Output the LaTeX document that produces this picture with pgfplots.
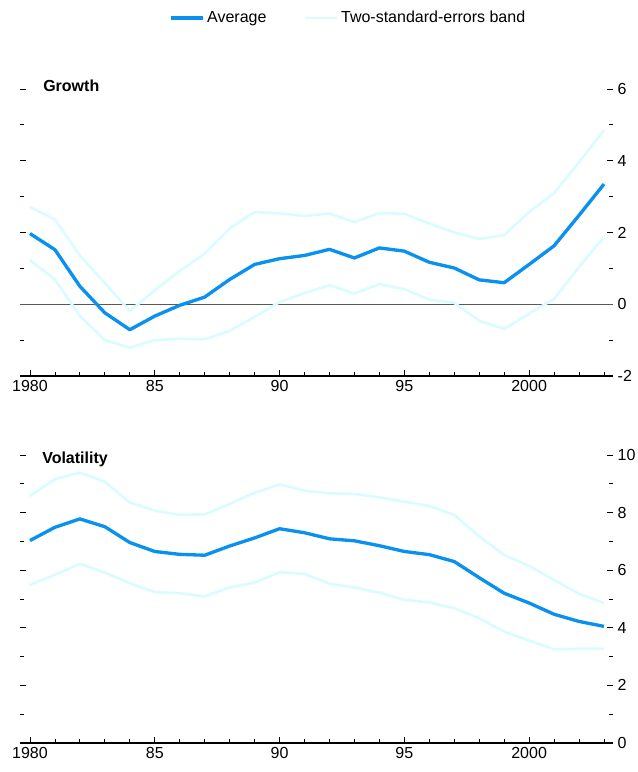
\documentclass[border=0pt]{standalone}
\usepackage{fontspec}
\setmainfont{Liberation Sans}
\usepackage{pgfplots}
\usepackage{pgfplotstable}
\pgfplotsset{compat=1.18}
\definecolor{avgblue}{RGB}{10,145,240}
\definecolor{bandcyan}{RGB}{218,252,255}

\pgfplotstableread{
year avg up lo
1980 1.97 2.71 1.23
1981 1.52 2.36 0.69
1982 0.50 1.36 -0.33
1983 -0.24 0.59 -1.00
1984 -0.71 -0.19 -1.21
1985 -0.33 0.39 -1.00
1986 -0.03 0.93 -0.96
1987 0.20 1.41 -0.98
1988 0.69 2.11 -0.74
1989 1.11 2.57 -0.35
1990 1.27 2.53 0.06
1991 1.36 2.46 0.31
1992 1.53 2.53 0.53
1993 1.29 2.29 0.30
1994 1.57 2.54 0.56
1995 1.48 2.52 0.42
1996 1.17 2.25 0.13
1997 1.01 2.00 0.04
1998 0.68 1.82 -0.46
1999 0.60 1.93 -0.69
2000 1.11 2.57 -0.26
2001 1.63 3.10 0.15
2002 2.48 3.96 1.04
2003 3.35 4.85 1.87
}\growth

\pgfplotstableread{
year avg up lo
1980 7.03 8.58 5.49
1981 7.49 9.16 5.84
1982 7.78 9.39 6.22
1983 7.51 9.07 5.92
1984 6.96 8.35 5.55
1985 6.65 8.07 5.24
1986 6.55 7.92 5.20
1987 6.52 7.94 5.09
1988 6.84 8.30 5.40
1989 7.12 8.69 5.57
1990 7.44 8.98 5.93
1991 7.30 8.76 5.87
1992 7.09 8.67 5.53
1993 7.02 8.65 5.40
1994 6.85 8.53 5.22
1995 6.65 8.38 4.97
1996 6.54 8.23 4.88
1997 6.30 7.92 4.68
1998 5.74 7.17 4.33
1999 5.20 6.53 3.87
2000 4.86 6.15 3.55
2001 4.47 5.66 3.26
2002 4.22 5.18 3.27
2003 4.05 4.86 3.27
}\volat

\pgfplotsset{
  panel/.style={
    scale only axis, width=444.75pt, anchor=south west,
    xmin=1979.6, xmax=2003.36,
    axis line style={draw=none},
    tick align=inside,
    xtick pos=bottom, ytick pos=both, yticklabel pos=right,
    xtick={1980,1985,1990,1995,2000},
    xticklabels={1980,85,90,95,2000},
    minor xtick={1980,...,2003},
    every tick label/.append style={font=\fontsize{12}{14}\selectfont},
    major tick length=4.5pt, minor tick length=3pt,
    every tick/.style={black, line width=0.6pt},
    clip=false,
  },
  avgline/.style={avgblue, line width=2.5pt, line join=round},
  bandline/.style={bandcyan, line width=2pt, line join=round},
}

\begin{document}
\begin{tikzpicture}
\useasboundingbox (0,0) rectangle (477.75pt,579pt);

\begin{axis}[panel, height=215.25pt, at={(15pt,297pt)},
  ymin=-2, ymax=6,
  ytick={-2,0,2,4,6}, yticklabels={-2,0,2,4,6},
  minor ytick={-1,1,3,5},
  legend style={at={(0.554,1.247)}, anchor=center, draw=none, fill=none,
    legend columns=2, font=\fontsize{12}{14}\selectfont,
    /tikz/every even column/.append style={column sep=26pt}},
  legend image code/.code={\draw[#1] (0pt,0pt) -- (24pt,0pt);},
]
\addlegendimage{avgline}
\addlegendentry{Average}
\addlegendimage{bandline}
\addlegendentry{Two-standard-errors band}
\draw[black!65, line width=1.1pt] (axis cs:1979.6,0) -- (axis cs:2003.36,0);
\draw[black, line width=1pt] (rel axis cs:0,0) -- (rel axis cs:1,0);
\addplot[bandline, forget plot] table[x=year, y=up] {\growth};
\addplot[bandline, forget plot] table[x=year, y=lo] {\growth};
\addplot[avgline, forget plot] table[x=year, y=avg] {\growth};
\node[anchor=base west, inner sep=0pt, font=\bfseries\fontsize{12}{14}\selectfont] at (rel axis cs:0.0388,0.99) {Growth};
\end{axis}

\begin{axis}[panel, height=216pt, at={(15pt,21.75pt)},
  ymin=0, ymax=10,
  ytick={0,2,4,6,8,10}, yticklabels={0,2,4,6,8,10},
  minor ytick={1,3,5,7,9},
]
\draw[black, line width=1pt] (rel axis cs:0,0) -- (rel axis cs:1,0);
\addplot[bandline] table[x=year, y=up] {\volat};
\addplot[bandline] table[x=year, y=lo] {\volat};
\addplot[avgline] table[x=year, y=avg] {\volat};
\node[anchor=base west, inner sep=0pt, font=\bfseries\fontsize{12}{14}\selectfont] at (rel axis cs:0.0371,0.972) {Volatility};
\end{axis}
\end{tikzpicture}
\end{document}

* * *

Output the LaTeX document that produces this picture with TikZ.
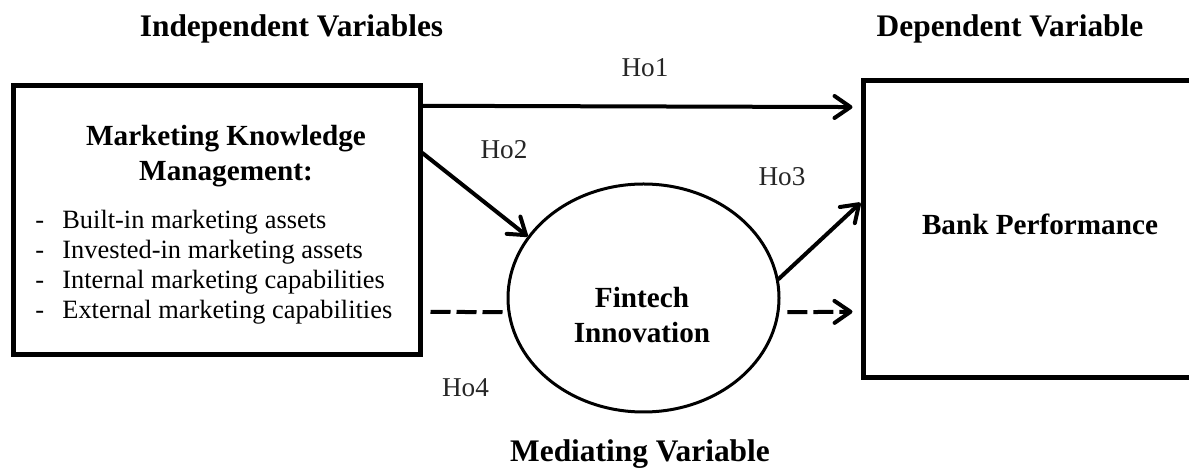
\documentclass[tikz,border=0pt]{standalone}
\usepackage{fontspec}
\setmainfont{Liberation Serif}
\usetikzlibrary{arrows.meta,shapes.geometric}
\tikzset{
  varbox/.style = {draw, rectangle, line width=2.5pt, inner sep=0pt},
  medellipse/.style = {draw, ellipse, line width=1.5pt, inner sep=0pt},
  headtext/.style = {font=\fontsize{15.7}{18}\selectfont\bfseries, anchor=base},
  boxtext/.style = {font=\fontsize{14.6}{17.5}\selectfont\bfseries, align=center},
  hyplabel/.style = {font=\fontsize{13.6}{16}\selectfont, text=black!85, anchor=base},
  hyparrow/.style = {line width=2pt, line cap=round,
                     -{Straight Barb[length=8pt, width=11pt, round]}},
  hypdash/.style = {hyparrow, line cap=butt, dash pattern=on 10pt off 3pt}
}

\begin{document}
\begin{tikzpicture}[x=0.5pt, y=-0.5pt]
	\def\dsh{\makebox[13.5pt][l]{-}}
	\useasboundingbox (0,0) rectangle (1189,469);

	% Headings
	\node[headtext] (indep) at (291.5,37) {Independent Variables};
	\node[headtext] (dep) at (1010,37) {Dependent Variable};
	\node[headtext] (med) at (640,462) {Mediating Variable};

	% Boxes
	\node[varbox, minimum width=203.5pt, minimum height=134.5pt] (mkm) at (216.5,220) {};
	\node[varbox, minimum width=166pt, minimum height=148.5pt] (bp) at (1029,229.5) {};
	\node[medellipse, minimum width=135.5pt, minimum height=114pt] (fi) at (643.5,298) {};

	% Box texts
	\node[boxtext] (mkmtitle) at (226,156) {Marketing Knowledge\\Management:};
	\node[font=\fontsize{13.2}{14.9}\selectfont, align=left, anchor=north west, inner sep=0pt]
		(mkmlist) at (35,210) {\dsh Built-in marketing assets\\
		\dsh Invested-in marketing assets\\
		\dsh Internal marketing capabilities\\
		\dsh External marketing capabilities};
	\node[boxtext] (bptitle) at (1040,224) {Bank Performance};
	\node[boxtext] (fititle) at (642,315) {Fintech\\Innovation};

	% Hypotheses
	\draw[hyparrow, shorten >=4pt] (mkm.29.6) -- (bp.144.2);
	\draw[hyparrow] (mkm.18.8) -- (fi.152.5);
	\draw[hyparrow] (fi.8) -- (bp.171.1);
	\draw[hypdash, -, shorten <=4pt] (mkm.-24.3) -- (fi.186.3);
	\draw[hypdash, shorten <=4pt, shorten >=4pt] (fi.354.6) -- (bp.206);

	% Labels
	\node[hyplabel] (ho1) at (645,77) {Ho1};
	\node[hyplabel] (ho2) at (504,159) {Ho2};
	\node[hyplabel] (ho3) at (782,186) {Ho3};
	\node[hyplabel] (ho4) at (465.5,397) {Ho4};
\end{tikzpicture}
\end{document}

SHORT EXERCISE: Reproduce nothing but the lines from the one with "Output the LaTeX document that produces this picture with TikZ." to the one with "(fi.354.6) -- (bp.206);", both lines included, and keep every picture out of the copy.

REPLY TO THE TASK:
Output the LaTeX document that produces this picture with TikZ.
\documentclass[tikz,border=0pt]{standalone}
\usepackage{fontspec}
\setmainfont{Liberation Serif}
\usetikzlibrary{arrows.meta,shapes.geometric}
\tikzset{
  varbox/.style = {draw, rectangle, line width=2.5pt, inner sep=0pt},
  medellipse/.style = {draw, ellipse, line width=1.5pt, inner sep=0pt},
  headtext/.style = {font=\fontsize{15.7}{18}\selectfont\bfseries, anchor=base},
  boxtext/.style = {font=\fontsize{14.6}{17.5}\selectfont\bfseries, align=center},
  hyplabel/.style = {font=\fontsize{13.6}{16}\selectfont, text=black!85, anchor=base},
  hyparrow/.style = {line width=2pt, line cap=round,
                     -{Straight Barb[length=8pt, width=11pt, round]}},
  hypdash/.style = {hyparrow, line cap=butt, dash pattern=on 10pt off 3pt}
}

\begin{document}
\begin{tikzpicture}[x=0.5pt, y=-0.5pt]
	\def\dsh{\makebox[13.5pt][l]{-}}
	\useasboundingbox (0,0) rectangle (1189,469);

	% Headings
	\node[headtext] (indep) at (291.5,37) {Independent Variables};
	\node[headtext] (dep) at (1010,37) {Dependent Variable};
	\node[headtext] (med) at (640,462) {Mediating Variable};

	% Boxes
	\node[varbox, minimum width=203.5pt, minimum height=134.5pt] (mkm) at (216.5,220) {};
	\node[varbox, minimum width=166pt, minimum height=148.5pt] (bp) at (1029,229.5) {};
	\node[medellipse, minimum width=135.5pt, minimum height=114pt] (fi) at (643.5,298) {};

	% Box texts
	\node[boxtext] (mkmtitle) at (226,156) {Marketing Knowledge\\Management:};
	\node[font=\fontsize{13.2}{14.9}\selectfont, align=left, anchor=north west, inner sep=0pt]
		(mkmlist) at (35,210) {\dsh Built-in marketing assets\\
		\dsh Invested-in marketing assets\\
		\dsh Internal marketing capabilities\\
		\dsh External marketing capabilities};
	\node[boxtext] (bptitle) at (1040,224) {Bank Performance};
	\node[boxtext] (fititle) at (642,315) {Fintech\\Innovation};

	% Hypotheses
	\draw[hyparrow, shorten >=4pt] (mkm.29.6) -- (bp.144.2);
	\draw[hyparrow] (mkm.18.8) -- (fi.152.5);
	\draw[hyparrow] (fi.8) -- (bp.171.1);
	\draw[hypdash, -, shorten <=4pt] (mkm.-24.3) -- (fi.186.3);
	\draw[hypdash, shorten <=4pt, shorten >=4pt] (fi.354.6) -- (bp.206);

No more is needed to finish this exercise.